Trump is permitted to block the release of certain documents if he finds "an identifiable harm to the military defense, intelligence operations, law enforcement or conduct of foreign relations" and if "the identifiable harm is of such gravity that it outweighs the public interest in disclosure," according to the President John F. Kennedy Assassination Records Collection Act of 1992.

The deadline comes 25 years after the enactment of that law, which mandated the release of all government documents related to the Kennedy assassination in an attempt to quell conspiracy theories that have long swirled around the assassination.

But as deadline day came on Thursday, US intelligence and law enforcement agencies continued to make last-minute requests, resulting in a "messy" process in the final hours of the deadline, a senior US official told CNN.

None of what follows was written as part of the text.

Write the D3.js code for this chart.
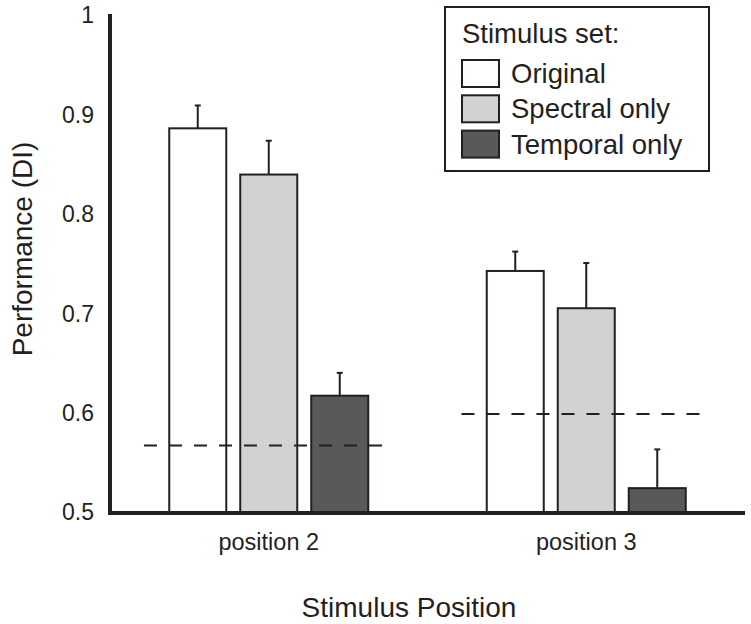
<!DOCTYPE html>
<html><head><meta charset="utf-8">
<script src="https://cdn.jsdelivr.net/npm/d3@7"></script>
<style>html,body{margin:0;padding:0;background:#fff;}svg{display:block;font-family:"Liberation Sans",Arial,Helvetica,sans-serif;}</style>
</head><body>
<svg id="chart" width="751" height="624"></svg>
<script>
const positions = ["position 2", "position 3"];
const seriesNames = ["Original", "Spectral only", "Temporal only"];
const original = [0.887, 0.7435];
const originalErr = [0.910, 0.763];
const spectral = [0.8405, 0.706];
const spectralErr = [0.8745, 0.7515];
const temporal = [0.618, 0.525];
const temporalErr = [0.641, 0.564];
const chance = [0.568, 0.5995];
const yTicks = [0.5, 0.6, 0.7, 0.8, 0.9, 1];
const yTickLabels = ["0.5", "0.6", "0.7", "0.8", "0.9", "1"];
const colors = ["#ffffff", "#d1d2d4", "#58595b"];
const ink = "#231f20";

const values = [original, spectral, temporal];
const errs = [originalErr, spectralErr, temporalErr];

const svg = d3.select("#chart");
const y = d3.scaleLinear().domain([0.5, 1]).range([513, 16]);
const x0 = d3.scaleBand().domain(positions).range([110, 745]).padding(0);
const x1 = d3.scaleBand().domain(seriesNames).range([-99.5, 99.5]).paddingInner(0.197).paddingOuter(0);

// bars
const data = [];
positions.forEach((p, i) => seriesNames.forEach((s, j) => {
  data.push({p, s, j, v: values[j][i], e: errs[j][i]});
}));
const g = svg.append("g");
data.forEach(d => {
  const cx = x0(d.p) + x0.bandwidth() / 2;
  const bx = cx + x1(d.s);
  const mid = bx + x1.bandwidth() / 2;
  g.append("line").attr("x1", mid).attr("x2", mid).attr("y1", y(d.v)).attr("y2", y(d.e))
    .attr("stroke", ink).attr("stroke-width", 2);
  g.append("line").attr("x1", mid - 3).attr("x2", mid + 3).attr("y1", y(d.e)).attr("y2", y(d.e))
    .attr("stroke", ink).attr("stroke-width", 2);
  g.append("rect").attr("x", bx).attr("width", x1.bandwidth())
    .attr("y", y(d.v)).attr("height", y(0.5) - y(d.v))
    .attr("fill", colors[d.j]).attr("stroke", ink).attr("stroke-width", 2);
});

// chance lines (drawn over bars)
positions.forEach((p, i) => {
  const bx = x0(p), bw = x0.bandwidth();
  svg.append("line")
    .attr("x1", bx + 0.107 * bw).attr("x2", bx + 0.86 * bw)
    .attr("y1", y(chance[i])).attr("y2", y(chance[i]))
    .attr("stroke", ink).attr("stroke-width", 2)
    .attr("stroke-dasharray", "13,12");
});

// axes
const yAxis = d3.axisLeft(y).tickValues(yTicks).tickFormat((d, i) => yTickLabels[i]).tickSize(0).tickPadding(16);
const ya = svg.append("g").attr("transform", "translate(110,0)").call(yAxis);
ya.select(".domain").attr("stroke", ink).attr("stroke-width", 4).attr("d", `M0,${y(1) - 2}V${y(0.5) + 2}`);
ya.selectAll("text").attr("font-size", 23).attr("fill", ink).attr("font-family", "Liberation Sans, Arial, sans-serif").attr("dy", "0.3em");

const xAxis = d3.axisBottom(x0).tickSize(0).tickPadding(20);
const xa = svg.append("g").attr("transform", `translate(0,${y(0.5)})`).call(xAxis);
xa.select(".domain").attr("stroke", ink).attr("stroke-width", 4).attr("d", "M108,0H745");
xa.selectAll("text").attr("font-size", 23.5).attr("fill", ink).attr("font-family", "Liberation Sans, Arial, sans-serif").attr("dy", "0.71em");

// axis titles
svg.append("text").attr("x", 409).attr("y", 617).attr("text-anchor", "middle")
  .attr("font-size", 28).attr("fill", ink).text("Stimulus Position");
svg.append("text").attr("transform", "translate(32,249) rotate(-90)").attr("text-anchor", "middle")
  .attr("font-size", 28).attr("fill", ink).text("Performance (DI)");

// legend
const lg = svg.append("g");
lg.append("rect").attr("x", 445).attr("y", 7).attr("width", 264).attr("height", 164)
  .attr("fill", "#fff").attr("stroke", ink).attr("stroke-width", 2);
lg.append("text").attr("x", 462).attr("y", 43).attr("font-size", 27.5).attr("fill", ink).text("Stimulus set:");
seriesNames.forEach((s, j) => {
  lg.append("rect").attr("x", 462).attr("y", 60 + j * 35.3).attr("width", 37).attr("height", 27)
    .attr("fill", colors[j]).attr("stroke", ink).attr("stroke-width", 2);
  lg.append("text").attr("x", 511).attr("y", 83 + j * 35.3).attr("font-size", 27.5).attr("fill", ink).text(s);
});
</script>
</body></html>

The White House did not receive all of the requests until mid-day Thursday. That left Trump's aides scrambling to funnel all of the information to the President, who had only a few hours to decide how to proceed.

Administration officials said the sensitive information that will remain redacted for now relates to "intelligence, law enforcement and other details." That includes the identity of individuals involved in the investigation into the assassination, their roles as informants to law enforcement and information about foreign partner organizations that were involved in the investigation, a senior administration official said.

"The President heard those justifications from the agencies that requested the continuing postponement and he acknowledged that information ... requires protection," the official said.

Agencies requesting continued redaction of certain documents will need to submit a report to the US Archivist by March 26, 2018, explaining why those documents meet that standard, the White House said. Documents determined to not meet those standards will need to be released by April 26, 2018.

By setting a new deadline in 180 days, Trump's team is hoping to enforce greater accountability from the agencies to get them more thorough accounting for their reasoning on keeping some of the records redacted.

What are historians looking for

Historians who have closely studied the Kennedy assassination have said they do not expect the documents to reveal any bombshells or to contradict the conclusion that Lee Harvey Oswald was solely responsible for killing Kennedy. Still, the files will give Americans a fuller picture of how the 35th US president was killed and the ensuing investigation into his assassination.

"There's going to be no smoking gun in there," Gerald Posner, the author of "Case Closed: Lee Harvey Oswald and the Assassination of JFK," told CNN's Michael Smerconish on Saturday. "Anybody who thinks this is going to turn the case on its head and suddenly show that there were three or four shooters at Dealey Plaza -- it's not the case."

"Oswald did it alone," Posner continued. "But what the files are doing and why they're important to come out is they fill in the history of the case and show us how the FBI and CIA repeatedly hid the evidence."

The CIA and FBI documents could also shed new light on Oswald's mysterious trip to Mexico City weeks before the assassination. The files could also reveal new details about US involvement in attempts to assassinate Cuban President Fidel Castro, notably the CIA's alleged ties to the mob as part of that effort.

Trump has been encouraged allow the full release of the files by several Republican figures in the lead-up to the document dump deadline.

"No reason 2 keep hidden anymore," Senate Judiciary Committee Chairman Chuck Grassley, R-Iowa, tweeted earlier this month. "Time 2 let American ppl + historians draw own conclusions."

The President's longtime political adviser Roger Stone, an avid JFK assassination conspiracy theorist, also privately urged Trump to allow the full release of the documents.

Stone Thursday night said Trump's decision "has the inadvertent effect of fueling suspicion and skepticism."

"If the documents aren't embarrassing, then why withhold them?" Stone told CNN. "The issue is it shows the treachery of the Central Intelligence Agency who recruited (Lee Harvey Oswald), who trained him and who placed him."